Source data

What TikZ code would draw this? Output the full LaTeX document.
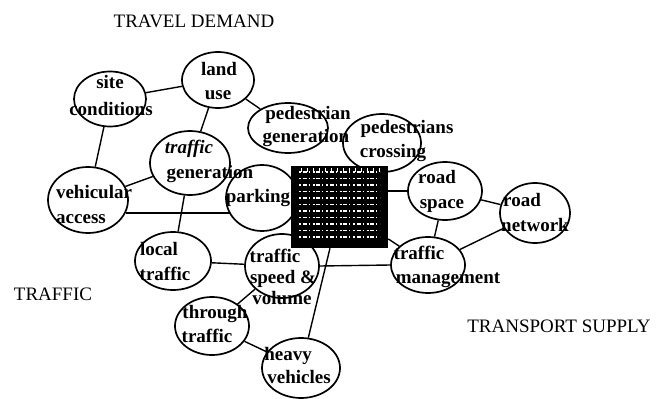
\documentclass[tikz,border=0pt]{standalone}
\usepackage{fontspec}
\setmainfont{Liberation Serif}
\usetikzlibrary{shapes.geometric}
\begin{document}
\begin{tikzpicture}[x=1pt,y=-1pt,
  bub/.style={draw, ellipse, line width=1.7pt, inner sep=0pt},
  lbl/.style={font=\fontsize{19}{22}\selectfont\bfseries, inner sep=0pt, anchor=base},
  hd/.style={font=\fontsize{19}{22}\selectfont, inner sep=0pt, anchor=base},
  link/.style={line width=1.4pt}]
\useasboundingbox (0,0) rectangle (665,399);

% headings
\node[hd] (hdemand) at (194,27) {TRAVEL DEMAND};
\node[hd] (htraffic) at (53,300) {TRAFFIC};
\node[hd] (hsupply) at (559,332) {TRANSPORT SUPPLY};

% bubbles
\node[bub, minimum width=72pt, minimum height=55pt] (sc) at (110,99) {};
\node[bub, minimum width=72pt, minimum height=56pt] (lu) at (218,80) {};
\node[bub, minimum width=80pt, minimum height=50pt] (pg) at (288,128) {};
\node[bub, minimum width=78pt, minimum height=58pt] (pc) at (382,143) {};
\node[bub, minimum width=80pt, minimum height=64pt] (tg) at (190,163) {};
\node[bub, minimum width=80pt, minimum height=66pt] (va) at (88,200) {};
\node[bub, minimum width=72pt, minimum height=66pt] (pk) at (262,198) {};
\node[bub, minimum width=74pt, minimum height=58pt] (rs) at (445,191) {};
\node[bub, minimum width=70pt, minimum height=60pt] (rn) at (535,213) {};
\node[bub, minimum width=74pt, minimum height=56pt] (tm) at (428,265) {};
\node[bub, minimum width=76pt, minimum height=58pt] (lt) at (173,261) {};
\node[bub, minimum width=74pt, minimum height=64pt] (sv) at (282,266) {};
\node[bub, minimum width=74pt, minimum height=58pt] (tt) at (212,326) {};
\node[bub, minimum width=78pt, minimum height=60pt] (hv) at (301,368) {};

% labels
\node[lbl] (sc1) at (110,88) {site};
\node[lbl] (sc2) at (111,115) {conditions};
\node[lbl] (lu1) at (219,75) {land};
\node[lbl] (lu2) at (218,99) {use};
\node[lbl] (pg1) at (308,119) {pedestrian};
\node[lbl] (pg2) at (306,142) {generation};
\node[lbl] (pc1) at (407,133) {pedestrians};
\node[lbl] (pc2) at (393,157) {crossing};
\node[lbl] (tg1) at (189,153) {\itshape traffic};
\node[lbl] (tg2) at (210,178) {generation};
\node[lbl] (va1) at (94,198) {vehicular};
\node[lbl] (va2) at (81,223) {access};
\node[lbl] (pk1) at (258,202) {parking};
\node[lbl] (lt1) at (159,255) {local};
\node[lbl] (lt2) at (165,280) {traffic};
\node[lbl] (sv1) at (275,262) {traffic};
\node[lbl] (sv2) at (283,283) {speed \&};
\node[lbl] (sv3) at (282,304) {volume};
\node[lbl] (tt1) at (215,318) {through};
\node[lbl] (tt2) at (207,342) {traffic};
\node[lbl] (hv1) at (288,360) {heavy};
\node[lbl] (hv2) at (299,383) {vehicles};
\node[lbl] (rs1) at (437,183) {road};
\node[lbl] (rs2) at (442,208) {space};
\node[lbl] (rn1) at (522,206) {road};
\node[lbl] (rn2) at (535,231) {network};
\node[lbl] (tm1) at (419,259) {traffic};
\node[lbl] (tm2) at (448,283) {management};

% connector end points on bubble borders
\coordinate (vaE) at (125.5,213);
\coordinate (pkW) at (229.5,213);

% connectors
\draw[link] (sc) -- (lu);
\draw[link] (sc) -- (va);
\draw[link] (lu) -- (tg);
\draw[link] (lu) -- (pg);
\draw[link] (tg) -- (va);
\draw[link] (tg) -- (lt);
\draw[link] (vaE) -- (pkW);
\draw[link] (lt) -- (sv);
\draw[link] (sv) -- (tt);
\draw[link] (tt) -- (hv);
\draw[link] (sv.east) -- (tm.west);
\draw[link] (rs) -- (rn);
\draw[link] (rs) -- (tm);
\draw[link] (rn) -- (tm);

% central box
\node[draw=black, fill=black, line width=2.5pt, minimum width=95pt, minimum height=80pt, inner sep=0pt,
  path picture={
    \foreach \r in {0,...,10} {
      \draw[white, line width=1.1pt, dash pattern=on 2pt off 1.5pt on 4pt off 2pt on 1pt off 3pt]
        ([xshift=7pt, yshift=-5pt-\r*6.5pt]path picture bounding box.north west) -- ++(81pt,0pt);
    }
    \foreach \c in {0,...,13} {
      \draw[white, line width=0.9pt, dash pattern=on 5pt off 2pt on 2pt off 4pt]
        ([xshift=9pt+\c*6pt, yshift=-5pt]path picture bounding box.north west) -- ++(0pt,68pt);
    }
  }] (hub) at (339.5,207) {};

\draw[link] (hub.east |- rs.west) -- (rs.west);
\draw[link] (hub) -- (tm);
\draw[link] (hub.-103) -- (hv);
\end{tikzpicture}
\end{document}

Task to complete
Pictures stay out. Print the data exactly, from its first line through the line containing "(hsupply) at (559,332)".

Exercise solution
What TikZ code would draw this? Output the full LaTeX document.
\documentclass[tikz,border=0pt]{standalone}
\usepackage{fontspec}
\setmainfont{Liberation Serif}
\usetikzlibrary{shapes.geometric}
\begin{document}
\begin{tikzpicture}[x=1pt,y=-1pt,
  bub/.style={draw, ellipse, line width=1.7pt, inner sep=0pt},
  lbl/.style={font=\fontsize{19}{22}\selectfont\bfseries, inner sep=0pt, anchor=base},
  hd/.style={font=\fontsize{19}{22}\selectfont, inner sep=0pt, anchor=base},
  link/.style={line width=1.4pt}]
\useasboundingbox (0,0) rectangle (665,399);

% headings
\node[hd] (hdemand) at (194,27) {TRAVEL DEMAND};
\node[hd] (htraffic) at (53,300) {TRAFFIC};
\node[hd] (hsupply) at (559,332) {TRANSPORT SUPPLY};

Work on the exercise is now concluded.